A recent decision by the Supreme Court of New Jersey’s Appellate Division demonstrates how the courts have essentially eliminated Jersey City’s Historic Preservation Review process.
In Joseph Berardo v. City of Jersey City, Zoning Board of Adjustment of the City of Jersey City, Historic Preservation Commission of the City of Jersey City, and Margaret A. O’Neill, in her official capacity as the Historic Preservation Officer, Plaintiff Joseph Berardo sought a determination as to whether his circa-1900 building in Jersey City was considered historic. As per the local ordinances, a determination must be made by the historic preservation commission before applying for a demolition permit. Defendant Margaret O’Neill, the City’s Historic Preservation Officer (“HPO”) concluded that Mr. Berardo would likely not be approved for demolition due to the historic, architectural, and cultural significance of the building. Plaintiff appealed to the Jersey City Zoning Board of Adjustment (“ZBA”) who upheld the HPO’s determination of significance. Plaintiff then filed a complaint in lieu of prerogative writs alleging Defendant’s actions were arbitrary, capricious, and unreasonable. The Law Division found the ZBA’s decision was appropriate and dismissed the complaint.
On appeal, Judges Geiger, Susswein, and Berdote Byrne arrived at two conclusions. First, the HPO’s determination of significance was not procedurally authorized by the Municipal Land Use Law (“MLUL”), and second, Jersey City’s Code of Ordinances Sections 105-3, 105-4, and 105-7, were beyond the City’s legal authority and were inconsistent with the objectives and procedures concerning historic preservation.

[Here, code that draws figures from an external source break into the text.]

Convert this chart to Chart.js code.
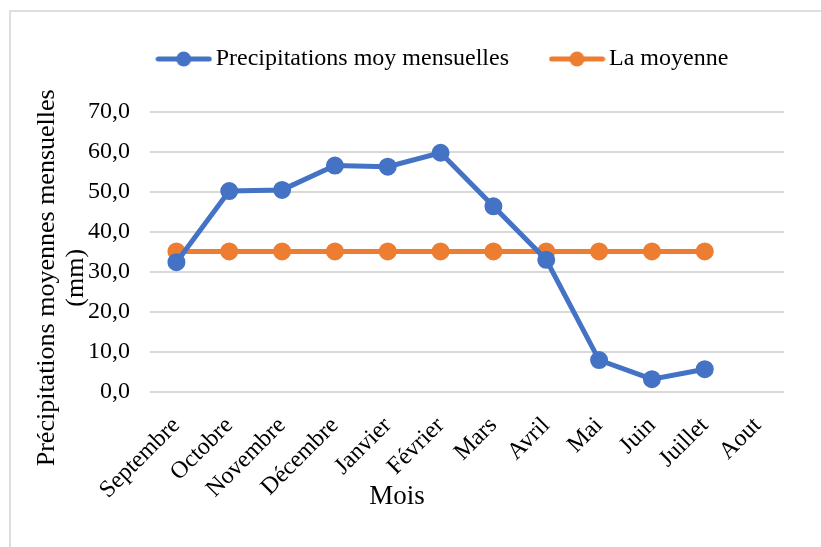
<!DOCTYPE html>
<html>
<head>
<meta charset="utf-8">
<script src="https://cdn.jsdelivr.net/npm/chart.js@4"></script>
<style>
  body { margin: 0; background: #fff; }
</style>
</head>
<body>
<canvas id="pluieChart" width="821" height="547"></canvas>
<script>
// données
var mois = ['Septembre', 'Octobre', 'Novembre', 'Décembre', 'Janvier', 'Février',
  'Mars', 'Avril', 'Mai', 'Juin', 'Juillet', 'Aout'];
var precipitations = [32.4, 50.2, 50.5, 56.6, 56.3, 59.8, 46.4, 33.0, 7.9, 3.1, 5.6, null];
var moyenne = [35.1, 35.1, 35.1, 35.1, 35.1, 35.1, 35.1, 35.1, 35.1, 35.1, 35.1, null];
var yTicks = [0, 10, 20, 30, 40, 50, 60, 70];

var bleu = '#4472c4';
var orange = '#ed7d31';
var police = 'Liberation Serif';

// icône trait + rond pour la légende
function legendIcon(color) {
  var c = document.createElement('canvas');
  c.width = 57; c.height = 16;
  var ctx = c.getContext('2d');
  ctx.strokeStyle = color;
  ctx.lineWidth = 5;
  ctx.lineCap = 'round';
  ctx.beginPath();
  ctx.moveTo(3, 8); ctx.lineTo(54, 8);
  ctx.stroke();
  ctx.fillStyle = color;
  ctx.beginPath();
  ctx.arc(28.5, 8, 7.5, 0, Math.PI * 2);
  ctx.fill();
  return c;
}

// cadre gris clair + déplacement de la légende
var cadre = {
  id: 'cadre',
  afterLayout: function(chart) {
    var lg = chart.legend;
    lg.left += 49; lg.right += 49;
    lg.top -= 31; lg.bottom -= 31;
  },
  beforeDraw: function(chart) {
    var ctx = chart.ctx;
    ctx.save();
    ctx.fillStyle = '#fff';
    ctx.fillRect(0, 0, chart.width, chart.height);
    ctx.strokeStyle = '#dedede';
    ctx.lineWidth = 2;
    ctx.strokeRect(10, 11, 900, 900);
    ctx.restore();
  }
};

var context = document.getElementById('pluieChart').getContext('2d');
var pluieChart = new Chart(context, {
  type: 'line',
  data: {
    labels: mois,
    datasets: [
      {
        label: 'Precipitations moy mensuelles',
        data: precipitations,
        borderColor: bleu,
        backgroundColor: bleu,
        borderWidth: 5,
        pointRadius: 6.5,
        pointHoverRadius: 6.5,
        tension: 0
      },
      {
        label: 'La moyenne',
        data: moyenne,
        borderColor: orange,
        backgroundColor: orange,
        borderWidth: 5,
        pointRadius: 6.5,
        pointHoverRadius: 6.5,
        tension: 0
      }
    ]
  },
  options: {
    responsive: false,
    animation: false,
    layout: { padding: { left: 10, right: 37, top: 30, bottom: 0 } },
    plugins: {
      legend: {
        position: 'top',
        labels: {
          font: { family: police, size: 24 },
          color: '#000',
          usePointStyle: true,
          pointStyleWidth: 40,
          padding: 48,
          generateLabels: function(chart) {
            return chart.data.datasets.map(function(ds, i) {
              return {
                text: ds.label,
                fillStyle: ds.borderColor,
                strokeStyle: ds.borderColor,
                lineWidth: 0,
                pointStyle: legendIcon(ds.borderColor),
                hidden: false,
                datasetIndex: i
              };
            });
          }
        }
      },
      title: {
        display: true,
        position: 'bottom',
        text: 'Mois',
        color: '#000',
        font: { family: police, size: 27, weight: 'normal' },
        padding: { top: -18, bottom: 34 }
      },
      tooltip: { enabled: false }
    },
    scales: {
      x: {
        offset: true,
        grid: { display: false, drawTicks: false },
        border: { display: false },
        afterFit: function(scale) { scale.height = 107; },
        ticks: {
          minRotation: 45,
          maxRotation: 45,
          padding: 20,
          autoSkip: false,
          color: '#000',
          font: { family: police, size: 24 }
        }
      },
      y: {
        min: 0,
        max: 70,
        afterFit: function(scale) { scale.width = 140; },
        afterBuildTicks: function(scale) {
          scale.ticks = yTicks.map(function(v) { return { value: v }; });
        },
        ticks: {
          color: '#000',
          padding: 20,
          font: { family: police, size: 24 },
          callback: function(v) { return v.toFixed(1).replace('.', ','); }
        },
        grid: { color: '#d9d9d9', lineWidth: 2, drawTicks: false },
        border: { display: false },
        title: {
          display: true,
          text: ['Précipitations moyennes mensuelles        ', '(mm)        '],
          color: '#000',
          font: { family: police, size: 26, lineHeight: 1.1 },
          padding: { top: 23, bottom: 0 }
        }
      }
    }
  },
  plugins: [cadre]
});
</script>
</body>
</html>
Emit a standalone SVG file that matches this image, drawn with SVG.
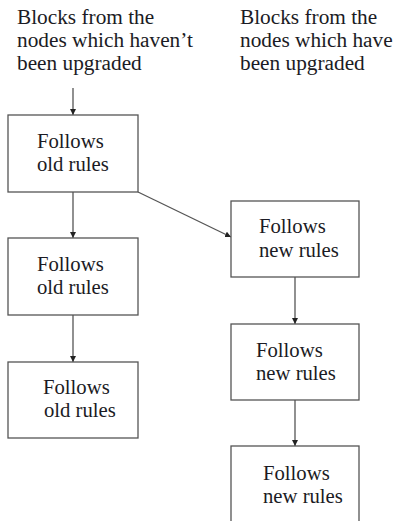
<svg xmlns="http://www.w3.org/2000/svg" width="393" height="521" viewBox="0 0 393 521">
<style>
text{font-family:'Liberation Serif','DejaVu Serif',serif;fill:#1b1b24}
.h{font-size:21.3px}
.b{font-size:20.7px}
rect{fill:#fff;stroke:#555;stroke-width:1.3}
.c line{stroke:#555;stroke-width:1.3;marker-end:url(#ah)}
</style>
<defs>
<marker id="ah" viewBox="0 0 8 8" refX="8" refY="4" markerWidth="6" markerHeight="6" markerUnits="userSpaceOnUse" orient="auto">
<path d="M0,0 L8,4 L0,8 z" fill="#222"/>
</marker>
</defs>
<rect x="0" y="0" width="393" height="521" style="stroke:none"/>
<g id="header-old">
<text class="h" x="17" y="24">Blocks from the</text>
<text class="h" x="17" y="47">nodes which haven’t</text>
<text class="h" x="17" y="70">been upgraded</text>
</g>
<g id="header-new">
<text class="h" x="240" y="24">Blocks from the</text>
<text class="h" x="240" y="47">nodes which have</text>
<text class="h" x="240" y="70">been upgraded</text>
</g>
<g class="c" id="connectors">
<line x1="73" y1="88" x2="73" y2="115"/>
<line x1="73" y1="192" x2="73" y2="238"/>
<line x1="73" y1="315" x2="73" y2="362"/>
<line x1="138" y1="192" x2="231" y2="237"/>
<line x1="295" y1="277" x2="295" y2="324"/>
<line x1="295" y1="400" x2="295" y2="446"/>
</g>
<g id="old1">
<rect x="8" y="115" width="130" height="77"/>
<text class="b" x="37" y="148">Follows</text>
<text class="b" x="37" y="171">old rules</text>
</g>
<g id="old2">
<rect x="8" y="238" width="130" height="77"/>
<text class="b" x="37" y="271">Follows</text>
<text class="b" x="37" y="294">old rules</text>
</g>
<g id="old3">
<rect x="8" y="362" width="130" height="76"/>
<text class="b" x="43" y="394">Follows</text>
<text class="b" x="44" y="417">old rules</text>
</g>
<g id="new1">
<rect x="231" y="201" width="128" height="76"/>
<text class="b" x="259" y="233">Follows</text>
<text class="b" x="259" y="257">new rules</text>
</g>
<g id="new2">
<rect x="231" y="324" width="128" height="76"/>
<text class="b" x="256" y="357">Follows</text>
<text class="b" x="256" y="380">new rules</text>
</g>
<g id="new3">
<rect x="231" y="446" width="128" height="90"/>
<text class="b" x="263" y="480">Follows</text>
<text class="b" x="263" y="503">new rules</text>
</g>
</svg>
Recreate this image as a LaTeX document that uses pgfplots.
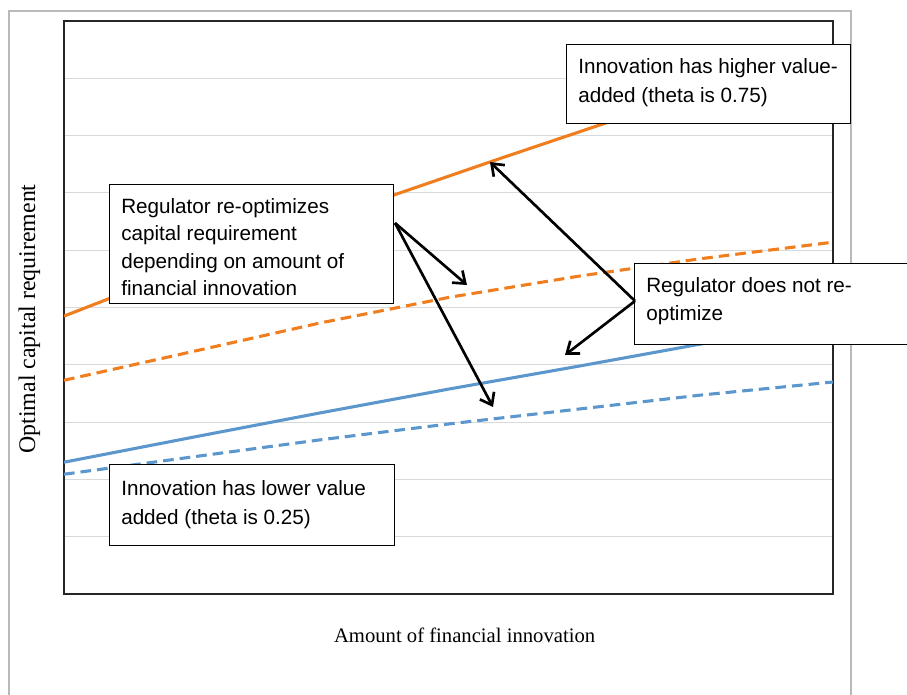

Municipalities do not possess the inherent power to zone, they are only able to exercise this power as it is delegated to them by the Legislature. The MLUL authorizes municipalities to create, by ordinance, a historic preservation commission. The members of this commission, not the HPO, are tasked with reviewing permit applications pertaining to historic sites and rendering written recommendations to the appropriate administrative officer. The MLUL requires the historic designation to be based on identification in the Master Plan, otherwise, a zoning ordinance must set forth reasons for the designation. THE ZBA’s adoption of a resolution upholding O’Neill’s determination of significance and denying plaintiff’s appeal does not comply with the historic site designation procedures required by the MLUL. The MLUL does not authorize HPO’s to unilaterally grant or deny historic preservation designations. This designation belongs to the Commission and cannot be delegated to individuals.
The City’s ordinance allowed the HPO to make determinations which were appealable to the ZBA, a process that bypassed the Commission completely. The MLUL does not make any mention of authorizing the HPO to make determinations of significance. The City cannot delegate power granted to the Commission under the MLUL to other entities. The MLUL neither authorizes an HPO to make designations of significance nor does it authorize the HPO the ability to prevent a zoning official from issuing demolition permits. This was an invalid exercise of municipal zoning power. The matter was reversed and remanded. Plaintiff was permitted to file a request for a demolition permit which would be considered by the Commission.